For me, when I’m shooting these projects, it’s about asking myself the question ‘How am I going to elevate the images out of the everyday’. There is such a saturation of images being produced in the world at the moment, that whatever you’re going to shoot and put out into the world needs to have some sort of visual impact that separates it from what is around it. I knew I wanted to stage the Cholitas in such a way as to look proud and iconic in each scene, to reflect their rise out of being racially discriminated and marginalized over many many years.
As part of that I decided I also wanted to give the images and almost anthropological feel by lending them a quality of almost being set in a museum diorama, the ones you see with the painted backgrounds of mountains open plains, coupled with perfect lighting. So with that in mind I used flash to light all of the images, balancing their output exactly with the ambient light so there were no bright highlights or deep shadows. The result gives the images a slightly painterly, stylized edge to them, and achieves my desire to create a visual twist on the photos.
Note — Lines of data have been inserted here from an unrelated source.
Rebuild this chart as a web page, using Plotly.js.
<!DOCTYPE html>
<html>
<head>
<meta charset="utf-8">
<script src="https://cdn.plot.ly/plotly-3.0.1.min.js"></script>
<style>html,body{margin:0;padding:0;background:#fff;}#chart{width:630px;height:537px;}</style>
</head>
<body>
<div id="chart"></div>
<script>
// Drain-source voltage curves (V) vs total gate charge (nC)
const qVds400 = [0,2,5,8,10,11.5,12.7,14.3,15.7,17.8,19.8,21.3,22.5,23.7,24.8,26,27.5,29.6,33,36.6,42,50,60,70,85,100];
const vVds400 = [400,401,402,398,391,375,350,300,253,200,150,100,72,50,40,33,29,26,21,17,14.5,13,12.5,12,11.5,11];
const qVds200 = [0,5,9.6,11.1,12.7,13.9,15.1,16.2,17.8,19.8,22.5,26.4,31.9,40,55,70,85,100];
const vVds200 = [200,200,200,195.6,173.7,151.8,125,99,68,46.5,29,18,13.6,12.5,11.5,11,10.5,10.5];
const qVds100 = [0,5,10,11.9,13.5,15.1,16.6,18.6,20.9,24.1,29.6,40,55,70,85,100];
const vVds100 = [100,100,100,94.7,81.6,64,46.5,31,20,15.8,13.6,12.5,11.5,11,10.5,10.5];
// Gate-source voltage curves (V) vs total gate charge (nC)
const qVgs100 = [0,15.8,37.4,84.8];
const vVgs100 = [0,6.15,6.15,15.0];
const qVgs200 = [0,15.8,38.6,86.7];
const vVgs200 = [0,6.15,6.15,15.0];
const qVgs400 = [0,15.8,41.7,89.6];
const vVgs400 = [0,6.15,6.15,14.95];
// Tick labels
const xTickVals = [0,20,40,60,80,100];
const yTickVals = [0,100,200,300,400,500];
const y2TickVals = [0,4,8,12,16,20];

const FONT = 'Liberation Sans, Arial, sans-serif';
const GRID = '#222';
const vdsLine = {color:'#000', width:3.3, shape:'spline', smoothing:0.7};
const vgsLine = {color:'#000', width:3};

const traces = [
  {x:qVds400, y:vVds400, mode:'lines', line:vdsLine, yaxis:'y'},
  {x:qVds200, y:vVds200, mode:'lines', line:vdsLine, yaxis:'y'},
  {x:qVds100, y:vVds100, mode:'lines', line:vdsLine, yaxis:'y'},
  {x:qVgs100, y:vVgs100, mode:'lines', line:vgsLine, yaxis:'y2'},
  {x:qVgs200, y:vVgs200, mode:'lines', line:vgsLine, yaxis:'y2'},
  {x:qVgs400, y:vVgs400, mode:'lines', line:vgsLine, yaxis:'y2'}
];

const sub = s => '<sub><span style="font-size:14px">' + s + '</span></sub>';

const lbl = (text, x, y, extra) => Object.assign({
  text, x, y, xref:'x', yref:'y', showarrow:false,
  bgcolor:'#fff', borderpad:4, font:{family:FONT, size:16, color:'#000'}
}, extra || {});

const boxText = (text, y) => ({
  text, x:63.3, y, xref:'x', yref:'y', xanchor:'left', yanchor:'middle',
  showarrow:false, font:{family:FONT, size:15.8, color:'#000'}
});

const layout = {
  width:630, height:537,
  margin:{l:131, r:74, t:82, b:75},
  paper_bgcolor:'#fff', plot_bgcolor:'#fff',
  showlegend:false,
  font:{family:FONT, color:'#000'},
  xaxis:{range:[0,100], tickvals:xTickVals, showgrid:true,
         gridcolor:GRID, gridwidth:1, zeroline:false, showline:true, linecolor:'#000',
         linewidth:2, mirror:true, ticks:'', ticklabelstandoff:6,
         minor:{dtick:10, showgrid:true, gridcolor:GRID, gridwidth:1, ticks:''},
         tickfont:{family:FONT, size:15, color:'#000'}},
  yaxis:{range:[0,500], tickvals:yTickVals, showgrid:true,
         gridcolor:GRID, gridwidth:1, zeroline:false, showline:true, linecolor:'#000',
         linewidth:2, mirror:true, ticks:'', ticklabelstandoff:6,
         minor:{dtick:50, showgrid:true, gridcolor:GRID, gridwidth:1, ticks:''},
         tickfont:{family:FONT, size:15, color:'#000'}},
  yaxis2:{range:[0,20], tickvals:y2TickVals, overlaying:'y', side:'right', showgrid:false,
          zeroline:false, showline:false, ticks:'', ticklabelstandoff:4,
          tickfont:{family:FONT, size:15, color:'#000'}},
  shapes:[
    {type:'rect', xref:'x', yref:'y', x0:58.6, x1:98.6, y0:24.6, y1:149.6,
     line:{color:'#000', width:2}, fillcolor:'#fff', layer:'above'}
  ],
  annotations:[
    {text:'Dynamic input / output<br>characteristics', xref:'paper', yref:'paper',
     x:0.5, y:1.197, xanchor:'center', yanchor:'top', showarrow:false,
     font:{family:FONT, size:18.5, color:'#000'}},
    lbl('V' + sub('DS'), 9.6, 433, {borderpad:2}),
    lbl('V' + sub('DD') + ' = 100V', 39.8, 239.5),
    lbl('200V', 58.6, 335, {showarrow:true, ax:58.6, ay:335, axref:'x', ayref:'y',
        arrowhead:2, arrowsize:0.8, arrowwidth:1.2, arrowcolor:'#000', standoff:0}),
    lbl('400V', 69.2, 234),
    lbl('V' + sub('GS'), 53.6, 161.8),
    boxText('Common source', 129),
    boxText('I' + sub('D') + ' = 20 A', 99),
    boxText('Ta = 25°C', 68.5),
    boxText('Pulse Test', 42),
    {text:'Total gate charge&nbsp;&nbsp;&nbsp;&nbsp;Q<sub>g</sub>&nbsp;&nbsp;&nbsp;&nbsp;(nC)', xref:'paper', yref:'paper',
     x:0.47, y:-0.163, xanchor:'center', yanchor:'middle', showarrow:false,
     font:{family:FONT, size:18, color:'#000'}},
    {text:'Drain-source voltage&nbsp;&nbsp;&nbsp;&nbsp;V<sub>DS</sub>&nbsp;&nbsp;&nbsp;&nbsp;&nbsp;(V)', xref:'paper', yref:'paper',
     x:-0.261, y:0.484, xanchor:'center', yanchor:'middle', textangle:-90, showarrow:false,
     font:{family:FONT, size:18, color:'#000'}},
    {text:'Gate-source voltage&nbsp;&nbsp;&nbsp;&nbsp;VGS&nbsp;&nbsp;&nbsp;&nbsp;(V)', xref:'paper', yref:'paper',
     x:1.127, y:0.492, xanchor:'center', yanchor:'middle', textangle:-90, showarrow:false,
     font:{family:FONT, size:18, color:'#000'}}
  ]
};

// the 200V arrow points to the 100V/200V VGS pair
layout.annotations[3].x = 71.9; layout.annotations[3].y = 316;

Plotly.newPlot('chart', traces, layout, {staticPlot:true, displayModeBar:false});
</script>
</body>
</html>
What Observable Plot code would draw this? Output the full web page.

When I’m working on projects like this, obviously the photography is the primary reason for being there. But what makes each shoot special, and memorable, and keeps me wanting to find the next subject, is the people. Having the privileged opportunity to spend time with them and get a small glimpse into their unique lives is something absolutely immeasurable, and photography provides me the key to be able to open those doors. On this shoot we had a number of shared experiences that I’ll always remember. On the first day, we sat at foot of Zongo glacier, the summit of Huayana towering above us, and had an Apthapi (communal meal) together. We didn’t all speak the same language as each other, but in a way that shared experience provides a large part of the conversation. My producers would translate when any of us wanted to ask questions directly, but other times you find yourself able to work out what is being said by picking up the occasional word in conjunction with a tone of voice or a laugh. As humans we have an amazing ability to communicate without necessarily speaking, and I think there’s an important lesson in that.